Christian Weisflog, Moscou, swissinfo.ch
(Traduction de l’allemand: Isabelle Eichenberger)

En déportant des Géorgiens en Abkasie, Staline a créé une véritable bombe ethnique qui a explosé lors du démantèlement de l’URSS.

Au début des années 1990, les Ossètes du Sud et les Abkases se sont de fait détachés de la Géorgie par les armes.

La Russie aidait déjà les séparatistes sur le plan militaire et logistique. Puis elle plaça dans les deux régions des soldats observateurs.

Malgré sa médiation officielle, le Kremlin est intervenu dans le conflit, toujours comme puissance protectrice des séparatistes.

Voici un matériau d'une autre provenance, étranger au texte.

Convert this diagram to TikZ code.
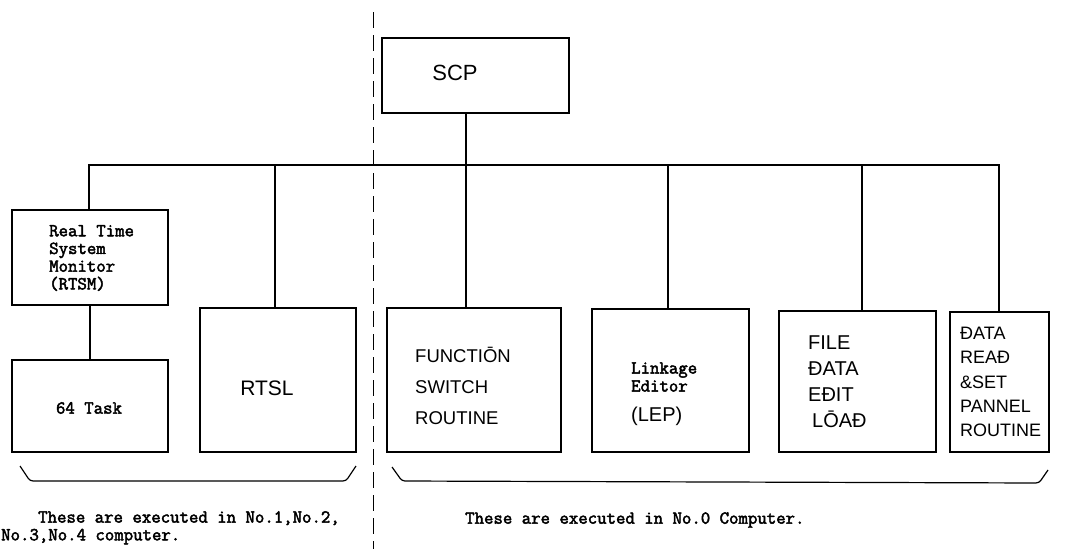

La Russie n’avait aucun intérêt à une rapide résolution de ce litige territorial et empêchait une intervention rapide de l’Otan en Géorgie.

En 2008, après avoir gagné la guerre, Moscou a reconnu la souveraineté de l’Ossétie du Sud et de l’Abkasie.

Invoquant la question du Kosovo comme précédent, la Russie est restée isolée sur sa position.

Entre-temps, les Etats-Unis et l’UE ont exigé que la Russie retire ses troupes sur les positions occupées avant la guerre.

Cette diplomate née à Bâle en 1950 a travaillé comme ambassadrice en Bosnie, a représenté l’OCSE lors de la guerre en Tchétchénie et, de 2002 à 2006, a dirigé la mission d’observation de l’ONU en Géorgie.

A la fin 2008, elle a été nommée à la tête de la commission d’enquête de l’UE qui doit livrer son rapport sur la guerre de Géorgie.

Elle s’est orientée vers la diplomatie par son cousin, l’ancien secrétaire d’Etat Franz Blankart.

Elle a étudié le russe à l’Université de Genève.